Ontario’s former privacy commissioner is concerned after the medical privacy of more than 200 patient records was breached within a Hamilton doctor’s office. The Hamilton Family Health Team – a nonprofit corporation that provides clinical and administrative assistance to 166 doctors – recently confirmed that personal letters were sent out to 204 patients last week to inform them of a privacy breach of its files at a local doctor’s office.
While the HFHT refused to identify the doctor’s office in question, Terry McCarthy, executive director and privacy officer, confirmed the breach involved “an unauthorized, remote viewing” of some electronic patient files.
“That’s hacking,” says former provincial privacy commissioner Ann Cavoukian (pictured). “You don’t have someone snooping (in the office). You have potentially widespread access online.”
It was detected in September, McCarthy said, during a routine privacy audit – during which the HFHT offers technical support – by the practice manager of a physician’s office that had recently taken over a roster of patients from another.

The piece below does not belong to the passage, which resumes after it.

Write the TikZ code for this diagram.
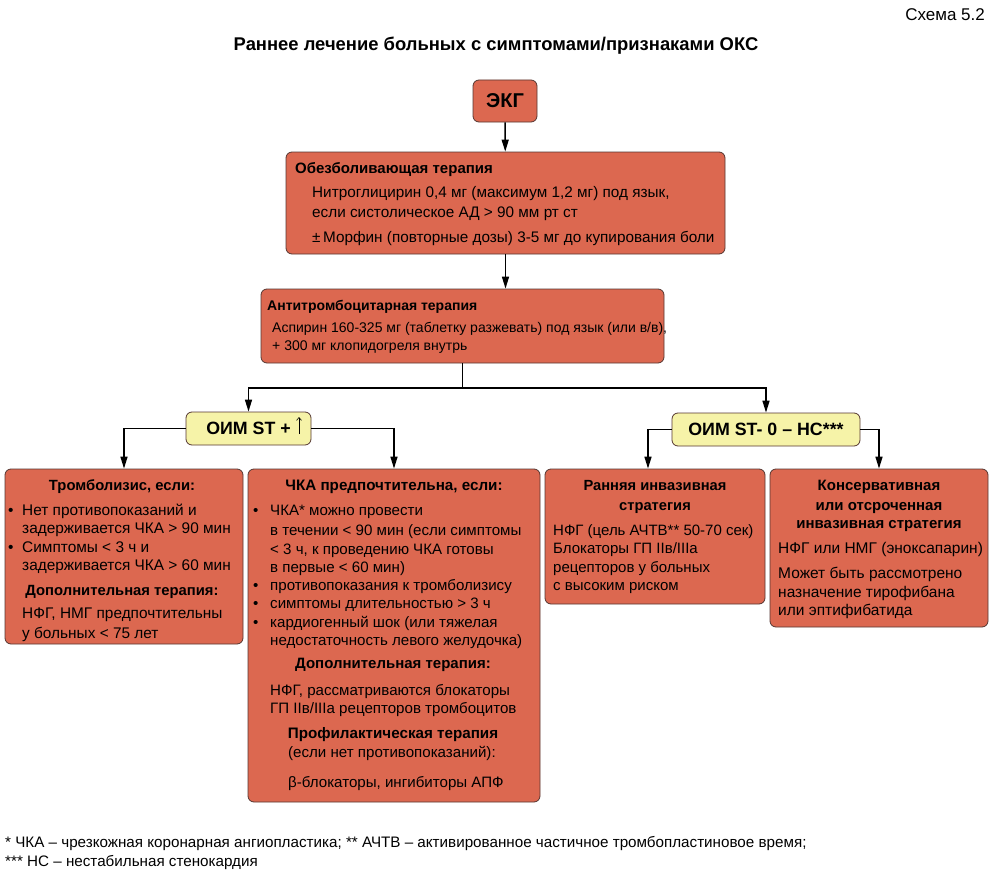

In this case, McCarthy says the doctor immediately contacted the electronic medical record vendor and blocked further access. They then contacted the privacy commissioner.
The HFHT – which also provides privacy training and will act as privacy officers – assisted with a detailed audit of the files that had been accessed, and confirmed Tuesday that none had been altered.

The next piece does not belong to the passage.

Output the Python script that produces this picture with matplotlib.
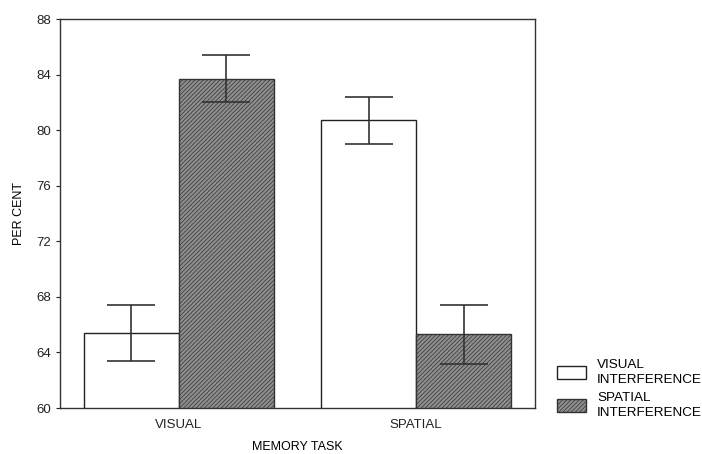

But Cavoukian, who is now executive director of the Privacy and Big Data Institute at Ryerson University, said the situation is still “enormously” concerning.
“Personal health information is the most sensitive type of personal information out there, and it deserves the strongest protections,” she said.

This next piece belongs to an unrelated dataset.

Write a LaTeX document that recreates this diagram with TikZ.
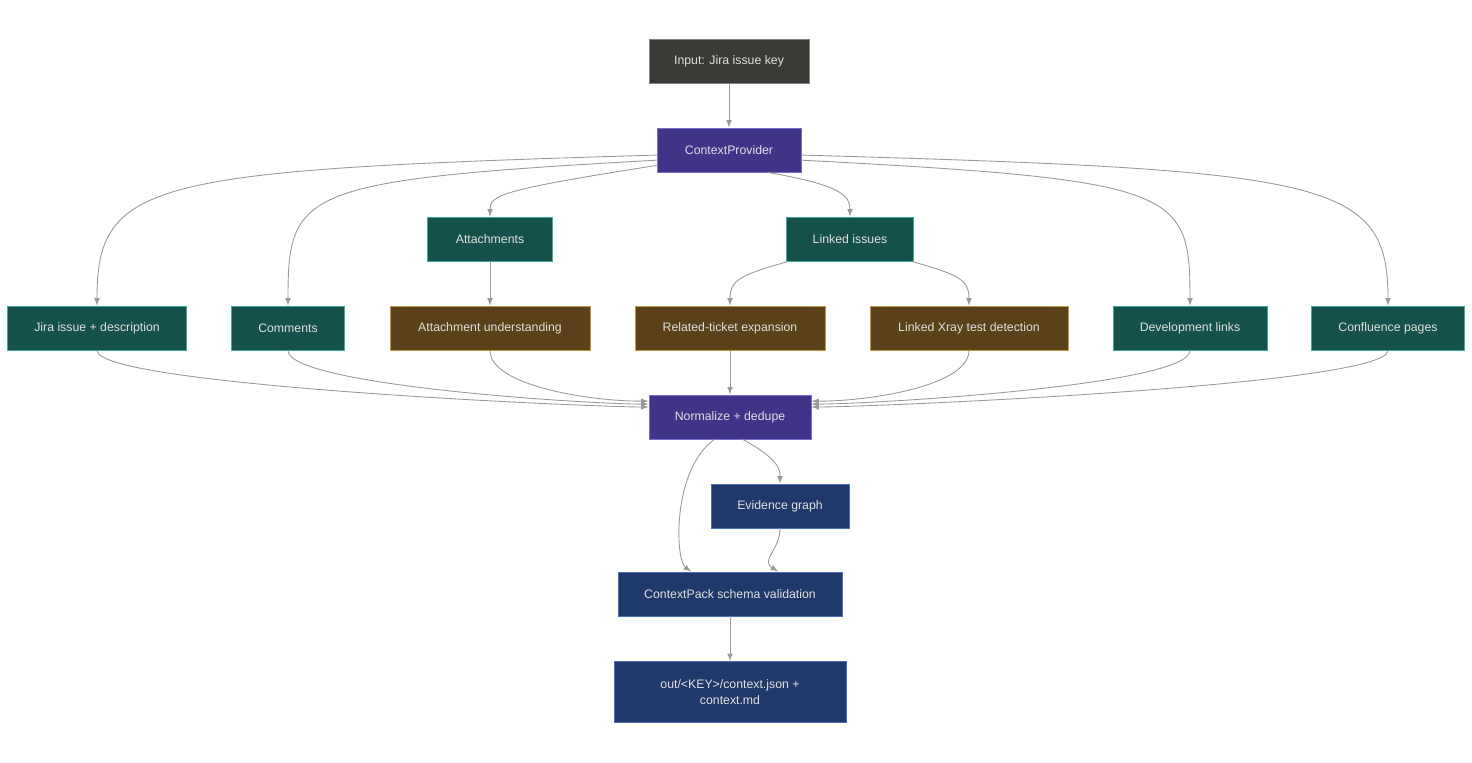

“Obviously if you are dealing with electronic medical records, you must have the strongest security possible. People need to be assured their data is going only to the intended parties.”
The privacy commissioner’s office said that without the name of the doctor’s office, it could not confirm reports of a breach or offer additional information.
Cavoukian said she would like to know why the office in question has not been identified publicly, outside the letters.
McCarthy says the letters were sent to patients Friday and required a signature upon delivery. Two patients have so far called in, he said.